Laila contestó que le daba igual lo que hicieran otras personas con sus hijos.
—La tendré vigilada —añadió Rashid, que empezaba a perder la paciencia—. Es un lugar seguro. Hay una mezquita al otro lado de la calle.
—¡No permitiré que conviertas a mi hija en una mendiga! —espetó Laila.
La bofetada sonó con fuerza cuando la palma de la gruesa mano de Rashid chocó con la mejilla de Laila, volviéndole la cara. También acalló los ruidos de la cocina. Por unos instantes, la casa quedó sumida en un absoluto silencio. Luego se oyó el ruido de pasos apresurados en el pasillo y Mariam y los niños entraron en la sala de estar, mirando a uno y a otro.
Entonces Laila le asestó un puñetazo.
Era la primera vez que golpeaba a alguien, sin contar los puñetazos que había intercambiado en broma con Tariq. Pero ésos habían sido golpes flojos, con los puños abiertos, tímidamente amistosos, cómoda expresión de inquietudes que resultaban emocionantes y desconcertantes a la vez. Se los lanzaba al músculo que Tariq llamaba «deltoides» con tono enterado.

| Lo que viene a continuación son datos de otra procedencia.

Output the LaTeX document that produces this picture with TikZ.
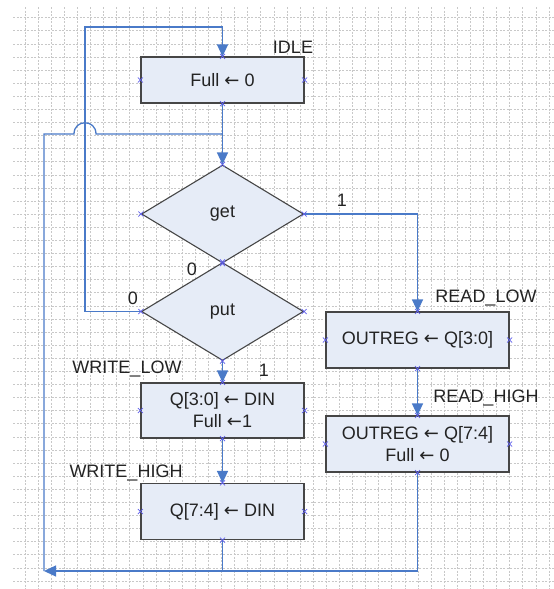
\documentclass[tikz,border=0pt]{standalone}
\usepackage{fontspec}
\setmainfont{Liberation Sans}
\newfontfamily\arrowfont{DejaVu Sans}
\usetikzlibrary{arrows.meta,calc,positioning,shapes.geometric}
\definecolor{flow}{RGB}{74,122,200}
\definecolor{boxfill}{RGB}{230,236,247}
\definecolor{boxline}{RGB}{70,70,70}
\definecolor{cpoint}{RGB}{95,95,235}
\definecolor{txt}{RGB}{35,35,35}
\definecolor{gridc}{RGB}{200,200,200}
\newcommand{\la}{{\arrowfont ←}}
\tikzset{
  stbox/.style={draw=boxline,fill=boxfill,line width=1.1pt,align=center,inner sep=0pt,text=txt},
  decision/.style={stbox,diamond,aspect=1.65,minimum width=162pt,minimum height=98pt},
  wire/.style={draw=flow,line width=1.3pt},
  tip/.style={-{Triangle[length=12pt,width=11pt]}},
  lbl/.style={text=txt,inner sep=0pt},
  gridline/.style={gridc,line width=.7pt,dash pattern=on 2pt off 1.5pt},
}

\begin{document}
\begin{tikzpicture}[x=1pt,y=-1pt,font=\fontsize{18}{22}\selectfont]
\useasboundingbox (0,0) rectangle (554,589);
% background grid
\foreach \gx in {0,...,40} \draw[gridline] ({25+13.1*\gx},7) -- ({25+13.1*\gx},589);
\foreach \gy in {0,...,43} \draw[gridline] (13,{17.7+13.1*\gy}) -- (554,{17.7+13.1*\gy});
% states and tests
\node[stbox,minimum width=163pt,minimum height=46pt] (idle) at (222.5,80) {Full \la{} 0};
\node[decision] (get) at (222.5,214) {get};
\node[decision] (put) at (222.5,311.5) {put};
\node[stbox,minimum width=163pt,minimum height=55pt] (wl) at (222.5,410.5) {Q[3:0] \la{} DIN\\Full \la1};
\node[stbox,minimum width=163pt,minimum height=56pt] (wh) at (222.5,511.5) {Q[7:4] \la{} DIN};
\node[stbox,minimum width=183pt,minimum height=56pt] (rl) at (417.5,340) {OUTREG \la{} Q[3:0]};
\node[stbox,minimum width=183pt,minimum height=56pt] (rh) at (417.5,444) {OUTREG \la{} Q[7:4]\\Full \la{} 0};
\node[lbl] (n-idle) at (293,47) {IDLE};
\node[lbl] (n-rl) at (486,298) {READ\_LOW};
\node[lbl] (n-rh) at (486,398) {READ\_HIGH};
\node[lbl] (n-wl) at (127,369) {WRITE\_LOW};
\node[lbl] (n-wh) at (126,473) {WRITE\_HIGH};
\node[lbl] (v-get1) at (342,200) {1};
\node[lbl] (v-get0) at (192,269) {0};
\node[lbl] (v-put0) at (133,298) {0};
\node[lbl] (v-put1) at (264,370) {1};
% connectors
\coordinate (c-up) at (85,27);
\coordinate (c-bl) at (44,571);
\coordinate (c-ret) at (44,134);
\coordinate (hop) at (85,134);
\draw[wire,tip] (idle.south) -- (get.north);
\draw[wire,tip] (get.east) -| (rl.north);
\draw[wire,tip] (put.west) -| (c-up) -| (idle.north);
\draw[wire,tip] (put.south) -- (wl.north);
\draw[wire,tip] (wl.south) -- (wh.north);
\draw[wire,tip] (rl.south) -- (rh.north);
\draw[wire] (rh.south) |- (wh.south |- c-bl);
\draw[wire,tip] (wh.south) |- (c-bl);
\draw[wire] (c-bl) -- (c-ret) -- ($(hop)+(-11,0)$) .. controls +(0,-15) and +(0,-15) .. ++(22,0) -- (idle.south |- c-ret);
% connection points
\foreach \n in {idle,get,put,wl,wh,rl,rh}
  \foreach \a in {north,south,east,west}
    \draw[cpoint,line width=.7pt] ($(\n.\a)+(-2.5,-2.5)$) -- +(5,5) +(0,5) -- +(5,0);
\end{tikzpicture}
\end{document}
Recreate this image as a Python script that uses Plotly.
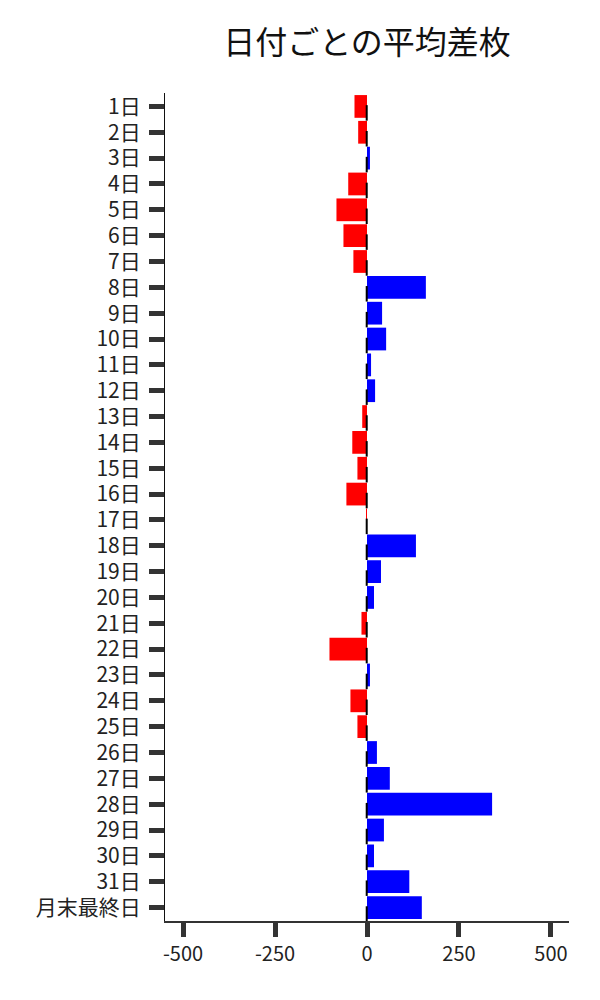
import plotly.graph_objects as go

days = [f"{i}日" for i in range(1, 32)] + ["月末最終日"]
values = [-34, -24, 8, -51, -83, -64, -37, 160, 41, 52, 11, 22, -13, -40, -26, -56,
          -1, 133, 38, 19, -15, -102, 8, -45, -26, 27, 62, 340, 46, 19, 115, 149]
colors = ["#ff0000" if v < 0 else "#0000ff" for v in values]
xticks = [-500, -250, 0, 250, 500]

idx = list(range(len(days)))

fig = go.Figure()
fig.add_trace(go.Bar(
    x=values, y=idx, orientation="h", marker=dict(color=colors, line=dict(width=0)),
    width=0.88, showlegend=False, hoverinfo="x+text", text=days, textposition="none",
))

# short black marks at zero under each bar centre
lx, ly = [], []
for i in idx:
    lx += [-0.8, -0.8, None]
    ly += [i - 0.05, i + 0.55, None]
fig.add_trace(go.Scatter(x=lx, y=ly, mode="lines", line=dict(color="black", width=2),
                         showlegend=False, hoverinfo="skip"))

# page body adds an 8px offset; margins compensate for it
fig.update_layout(
    width=600, height=1000,
    margin=dict(l=157, r=39, t=85, b=87),
    paper_bgcolor="white", plot_bgcolor="white",
    font=dict(family="Noto Sans CJK JP", size=20, color="#222"),
    title=dict(text="日付ごとの平均差枚", x=359 / 600, xanchor="center",
               y=1 - 35 / 1000, yanchor="middle",
               font=dict(family="Noto Sans CJK JP", size=32, color="#111")),
    bargap=0.12,
)
fig.update_xaxes(
    range=[-549, 549], tickvals=xticks, ticktext=[str(v) for v in xticks],
    showgrid=False, zeroline=False, showline=True, linecolor="#333", linewidth=1.5,
    ticks="outside", ticklen=14, tickwidth=5, tickcolor="#333",
    tickfont=dict(size=20, color="#222"),
)
fig.update_yaxes(
    range=[31.52, -0.52], tickvals=idx, ticktext=days,
    showgrid=False, zeroline=False, showline=True, linecolor="#111", linewidth=1.2,
    ticks="outside", ticklen=15, tickwidth=5, tickcolor="#333",
    tickfont=dict(size=21, color="#222"), ticklabelstandoff=4,
)

fig.write_html("out.html")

Laila observó el arco que trazó su puño al hendir el aire, y notó cómo se arrugaba la piel basta y sin afeitar de Rashid bajo sus nudillos. Se oyó un sonido como el de un saco de arroz al caer al suelo. El golpe fue fuerte. El impacto hizo que el hombre se tambaleara y reculara dos pasos.
En el otro extremo de la habitación se oyó un gemido ahogado, un chillido y un grito. Laila no sabía a quién correspondía cada sonido. En ese momento, estaba demasiado sorprendida para darse cuenta de nada o para que le importara siquiera. Simplemente, necesitaba asimilar lo que había hecho. Cuando lo consiguió, estuvo a punto de sonreír. Estuvo a punto de sonreír de oreja a oreja cuando vio con asombro que Rashid abandonaba tranquilamente la sala de estar.